We reject Defendant's contention that congressional leaders' examination, enrollment, and presentment must be performed while Congress is in session. The Ninth Circuit has rejected the same argument, saying, “[T]he ministerial acts of examination, enrollment, and presentment may unquestionably be delegated by Congress to its leadership, or to a standing committee, and ․ these delegated acts may be performed even when Congress stands adjourned sine die.” Mester Mfg. Co. v. I.N.S., 879 F.2d 561, 571 (9th Cir. 1989). The court relied on an identical ruling by the Seventh Circuit. See United States v. Kapsalis, 214 F.2d 677, 680 (7th Cir. 1954) (“Surely no one would contend that such action could not be delegated by the Congress to the presiding officers of the two Houses and that the examination and authentication could not properly be done after the Congress had adjourned.”); see also Lopez v. United States, 217 F.2d 643, 643–44 (5th Cir. 1954) (following Kapsalis). Mester explained, “In the absence of express constitutional direction, we defer to the reasonable procedures Congress has ordained for its internal business.” 879 F.2d at 571. Such deference is supported by Article I, section 5, paragraph 2 of the Constitution, which provides, in pertinent part, “Each House may determine the Rules of its Proceedings.” And it also finds support in Marshall Field, where the Court deferred to Congress's authentication that an enrolled bill was the version actually voted on. See 143 U.S. at 672 (“The respect due to coequal and independent departments requires the judicial department ․ to accept, as having passed congress, all bills authenticated in the manner stated ․”).

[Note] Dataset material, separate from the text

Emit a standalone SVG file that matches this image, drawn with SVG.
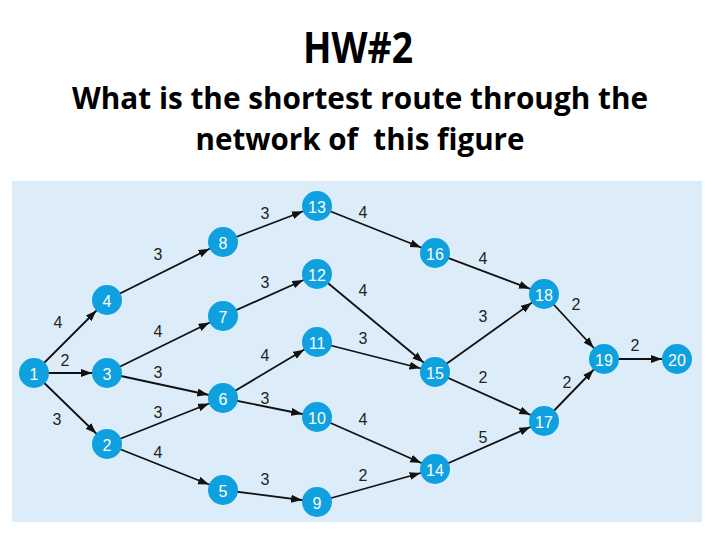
<svg xmlns="http://www.w3.org/2000/svg" width="720" height="540" viewBox="0 0 720 540">
<style>
.title{font-family:"Open Sans","Noto Sans","Liberation Sans",sans-serif;font-weight:700;fill:#000;text-anchor:middle;white-space:pre}
.edge{stroke:#111;stroke-width:1.8;fill:none;marker-end:url(#arr)}
.node circle{fill:#0fa0e0}
.node text{font-family:"Liberation Sans",Arial,sans-serif;font-size:16px;fill:#fff;text-anchor:middle;dominant-baseline:central}
.lbl{font-family:"Liberation Sans",Arial,sans-serif;font-size:16px;fill:#222;text-anchor:middle;dominant-baseline:central}
</style>
<defs>
<marker id="arr" markerUnits="userSpaceOnUse" markerWidth="30" markerHeight="10" refX="26" refY="4" orient="auto">
<path d="M0,0 L11,4 L0,8 z" fill="#111"/>
</marker>
</defs>
<rect width="720" height="540" fill="#fff"/>
<text class="title" x="358" y="63" font-size="43" textLength="110" lengthAdjust="spacingAndGlyphs">HW#2</text>
<text class="title" x="360" y="109" font-size="31" textLength="576" lengthAdjust="spacingAndGlyphs">What is the shortest route through the</text>
<text class="title" x="360" y="150" font-size="31" textLength="329" lengthAdjust="spacingAndGlyphs" xml:space="preserve">network of  this figure</text>
<rect x="12" y="181" width="690" height="341" fill="#dcedf9"/>
<g id="connectors">
<line class="edge" x1="34" y1="373" x2="107" y2="300"/>
<line class="edge" x1="34" y1="373" x2="107" y2="373"/>
<line class="edge" x1="34" y1="373" x2="107" y2="444"/>
<line class="edge" x1="107" y1="300" x2="223" y2="242"/>
<line class="edge" x1="107" y1="373" x2="223" y2="316"/>
<line class="edge" x1="107" y1="373" x2="223" y2="398"/>
<line class="edge" x1="107" y1="444" x2="223" y2="398"/>
<line class="edge" x1="107" y1="444" x2="223" y2="490"/>
<line class="edge" x1="223" y1="242" x2="317" y2="206"/>
<line class="edge" x1="223" y1="316" x2="317" y2="274"/>
<line class="edge" x1="223" y1="398" x2="317" y2="342"/>
<line class="edge" x1="223" y1="398" x2="317" y2="417"/>
<line class="edge" x1="223" y1="490" x2="317" y2="502"/>
<line class="edge" x1="317" y1="206" x2="435" y2="253"/>
<line class="edge" x1="317" y1="274" x2="435" y2="372"/>
<line class="edge" x1="317" y1="342" x2="435" y2="372"/>
<line class="edge" x1="317" y1="417" x2="435" y2="469"/>
<line class="edge" x1="317" y1="502" x2="435" y2="469"/>
<line class="edge" x1="435" y1="253" x2="544" y2="294"/>
<line class="edge" x1="435" y1="372" x2="544" y2="294"/>
<line class="edge" x1="435" y1="372" x2="544" y2="421"/>
<line class="edge" x1="435" y1="469" x2="544" y2="421"/>
<line class="edge" x1="544" y1="294" x2="604" y2="359"/>
<line class="edge" x1="544" y1="421" x2="604" y2="359"/>
<line class="edge" x1="604" y1="359" x2="677" y2="359"/>
</g>
<g id="labels">
<text class="lbl" x="58" y="322">4</text>
<text class="lbl" x="65" y="360">2</text>
<text class="lbl" x="57" y="419">3</text>
<text class="lbl" x="158" y="254">3</text>
<text class="lbl" x="158" y="331">4</text>
<text class="lbl" x="158" y="372">3</text>
<text class="lbl" x="158" y="412">3</text>
<text class="lbl" x="158" y="452">4</text>
<text class="lbl" x="265" y="213">3</text>
<text class="lbl" x="265" y="282">3</text>
<text class="lbl" x="265" y="355">4</text>
<text class="lbl" x="265" y="398">3</text>
<text class="lbl" x="265" y="479">3</text>
<text class="lbl" x="363" y="212">4</text>
<text class="lbl" x="363" y="290">4</text>
<text class="lbl" x="363" y="338">3</text>
<text class="lbl" x="363" y="419">4</text>
<text class="lbl" x="363" y="475">2</text>
<text class="lbl" x="483" y="258">4</text>
<text class="lbl" x="483" y="316">3</text>
<text class="lbl" x="483" y="377">2</text>
<text class="lbl" x="483" y="437">5</text>
<text class="lbl" x="576" y="304">2</text>
<text class="lbl" x="567" y="382">2</text>
<text class="lbl" x="635" y="345">2</text>
</g>
<g id="n1" class="node"><circle cx="34" cy="373" r="15"/><text x="34" y="374">1</text></g>
<g id="n2" class="node"><circle cx="107" cy="444" r="15"/><text x="107" y="445">2</text></g>
<g id="n3" class="node"><circle cx="107" cy="373" r="15"/><text x="107" y="374">3</text></g>
<g id="n4" class="node"><circle cx="107" cy="300" r="15"/><text x="107" y="301">4</text></g>
<g id="n5" class="node"><circle cx="223" cy="490" r="15"/><text x="223" y="491">5</text></g>
<g id="n6" class="node"><circle cx="223" cy="398" r="15"/><text x="223" y="399">6</text></g>
<g id="n7" class="node"><circle cx="223" cy="316" r="15"/><text x="223" y="317">7</text></g>
<g id="n8" class="node"><circle cx="223" cy="242" r="15"/><text x="223" y="243">8</text></g>
<g id="n9" class="node"><circle cx="317" cy="502" r="15"/><text x="317" y="503">9</text></g>
<g id="n10" class="node"><circle cx="317" cy="417" r="15"/><text x="317" y="418">10</text></g>
<g id="n11" class="node"><circle cx="317" cy="342" r="15"/><text x="317" y="343">11</text></g>
<g id="n12" class="node"><circle cx="317" cy="274" r="15"/><text x="317" y="275">12</text></g>
<g id="n13" class="node"><circle cx="317" cy="206" r="15"/><text x="317" y="207">13</text></g>
<g id="n14" class="node"><circle cx="435" cy="469" r="15"/><text x="435" y="470">14</text></g>
<g id="n15" class="node"><circle cx="435" cy="372" r="15"/><text x="435" y="373">15</text></g>
<g id="n16" class="node"><circle cx="435" cy="253" r="15"/><text x="435" y="254">16</text></g>
<g id="n17" class="node"><circle cx="544" cy="421" r="15"/><text x="544" y="422">17</text></g>
<g id="n18" class="node"><circle cx="544" cy="294" r="15"/><text x="544" y="295">18</text></g>
<g id="n19" class="node"><circle cx="604" cy="359" r="15"/><text x="604" y="360">19</text></g>
<g id="n20" class="node"><circle cx="677" cy="359" r="15"/><text x="677" y="360">20</text></g>
</svg>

We are persuaded by our fellow circuits and adopt the same view.

II. CONCLUSION

We DENY Defendant's request for a COA and his motion to proceed in forma pauperis and DISMISS the appeal.

FOOTNOTES

FOOTNOTE.   After examining the briefs and appellate record, this panel has determined unanimously that oral argument would not materially assist in the determination of this appeal. See Fed. R. App. P. 34(a)(2); 10th Cir. R. 34.1(G). The case is therefore ordered submitted without oral argument. This order and judgment is not binding precedent, except under the doctrines of law of the case, res judicata, and collateral estoppel. It may be cited, however, for its persuasive value consistent with Fed. R. App. P. 32.1 and 10th Cir. R. 32.1.

1.   Although Defendant's brief does not request a COA, we treat his notice of appeal as such a request. See Fed. R. App. P. 22(b)(2) (“If no express request for a certificate is filed, the notice of appeal constitutes a request addressed to the judges of the court of appeals.”); United States v. Gordon, 172 F.3d 753, 753–54 (10th Cir. 1999) (“Although Defendant did not renew his request for a COA in this court, we construe his notice of appeal as such a request.”).